Нетрудно представить, с какими улыбками и смешками начали переглядываться члены Политбюро при этих словах. Сталин высмеял Хрущева, но высмеял добродушно, так, что это не унизило, а, скорее, подбодрило его. «На меня это сильно подействовало: действительно, я посчитал, что мы буквально всех воров разоблачили, а вот Сталин хоть и не выходил за пределы Кремля, а видит, что жуликов еще много. По существу, так и было. Но то, как именно он подал реплику, понравилось мне очень: в этаком родительском тоне. Это тоже поднимало Сталина в моих глазах»61
.Хрущев упорно работал над собой, стараясь преодолеть свои недостатки. «Приходилось брать усердием и старанием, затрачивая массу усилий»62
, — говорил он позднее.
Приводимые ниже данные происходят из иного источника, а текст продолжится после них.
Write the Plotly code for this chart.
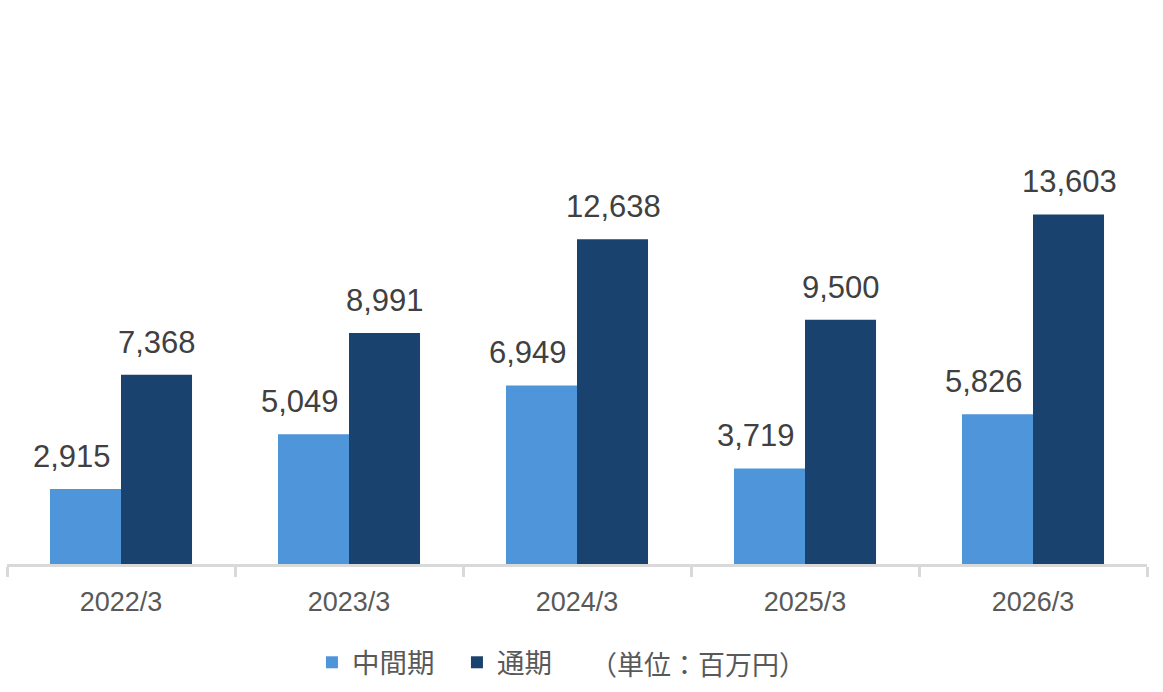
import plotly.graph_objects as go

categories = ["2022/3", "2023/3", "2024/3", "2025/3", "2026/3"]
interim = [2915, 5049, 6949, 3719, 5826]
full_year = [7368, 8991, 12638, 9500, 13603]
series_names = ["中間期", "通期"]
unit_note = "（単位：百万円）"

c_light = "#4f95d9"
c_dark = "#1a426e"
label_font = dict(family="Liberation Sans, Arial, sans-serif", size=31, color="#404040")
legend_font = dict(family="Noto Sans CJK JP", size=27.5, color="#595959")
unit_font = dict(family="Noto Sans CJK JP", size=27, color="#595959")

fig = go.Figure()
fig.add_trace(go.Bar(x=categories, y=interim, name=series_names[0], marker_color=c_light,
                     marker_line_width=0))
fig.add_trace(go.Bar(x=categories, y=full_year, name=series_names[1], marker_color=c_dark,
                     marker_line_width=0))

for vals, shift in [(interim, -49), (full_year, 36)]:
    for c, v in zip(categories, vals):
        fig.add_annotation(x=c, y=v, text=f"{v:,}", showarrow=False, xref="x", yref="y",
                           xshift=shift, yshift=13, yanchor="bottom", font=label_font)

fig.add_annotation(text=unit_note, x=(697.5 - 7) / 1140, y=-(664 - 564.5) / 514.5,
                   xref="paper", yref="paper", xanchor="center", yanchor="middle",
                   showarrow=False, font=unit_font)

fig.update_layout(
    width=1163, height=692,
    margin=dict(l=7, r=16, t=50, b=127.5, autoexpand=False),
    paper_bgcolor="white", plot_bgcolor="white",
    barmode="group", bargap=0.377, bargroupgap=0,
    showlegend=True,
    legend=dict(orientation="h", x=0.2675, y=-(663 - 564.5) / 514.5, xanchor="left", yanchor="middle",
                font=legend_font, itemwidth=30, entrywidth=100, traceorder="normal"),
    xaxis=dict(showline=True, linecolor="#d9d9d9", linewidth=3, ticks="outside",
               tickson="boundaries", ticklen=10, tickcolor="#d9d9d9", tickwidth=2.5,
               ticklabelstandoff=12, automargin=False,
               tickfont=dict(family="Liberation Sans, Arial, sans-serif", size=27, color="#595959"),
               showgrid=False),
    yaxis=dict(range=[0, 20000], visible=False, showgrid=False),
)

fig.write_html("out.html")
Как рассказывал Эрнест Кольман, в то время работавший с Хрущевым, «он восполнял (не всегда удачно) пробелы в своем образовании и общекультурном развитии интуицией, импровизацией, смекалкой, большим природным дарованием»63.Протоколы заседаний Московского горкома за 1933 год полны обсуждений повседневных вопросов, от развития промышленности до организации путевок для работников секретариата64
. По словам Хрущева, это был «период большого подъема в партии и по стране… Именно на мою долю как второго секретаря горкома партии, а фактически первого, поскольку Каганович был очень загружен по линии ЦК, приходилось все это строительство… Москва того времени уже была крупным городом, но с довольно отсталым городским хозяйством: улицы неблагоустроены; не было должной канализации, водопровода и водостоков; мостовая, как правило, булыжная, да и булыга лежала не везде; транспорт в основном был конным. Сейчас страшно даже вспомнить, но было именно так»65.В 1936 году Эрнест Кольман стал секретарем горкома, курировавшим науку. Его отдел, в котором не было ни одного ученого, надзирал за деятельностью сотен научно-исследовательских институтов. «…Нужны были энциклопедические знания, такие, какими никто из нас не обладал, — вспоминал Кольман, — да в наше время никто обладать и не может. Как и всюду тогда, работали мы не только днем, но и по ночам, до рассвета, но я убежден, что не с большой пользой, а отчасти даже с вредом для дела». Сложилась парадоксальная ситуация: интеллектуальной жизнью Москвы руководили люди, глубоко не сведущие в науке и культуре — Каганович и Хрущев. Однако о них обоих Кольман вспоминал с теплотой, по крайней мере в этот период: «Оба они перекипали жизнерадостностью и энергией — эти два таких разных человека, которых, тем не менее, сближало многое. Особенно у Кагановича была прямо сверхчеловеческая работоспособность… Каганович был склонен к систематичности и даже теоретизированию, Хрущев же к практицизму, к техницизму. Помнится, как мы с Хрущевым посетили в Политехническом музее выставку новейших советских изобретений, когда он, как ребенок, восхищался „говорящей бумагой“ — подобием магнитофонной ленты, на которую мы оба что-то наговорили, а пришедшая с нами Катя [жена Кольмана] пропела какую-то песенку».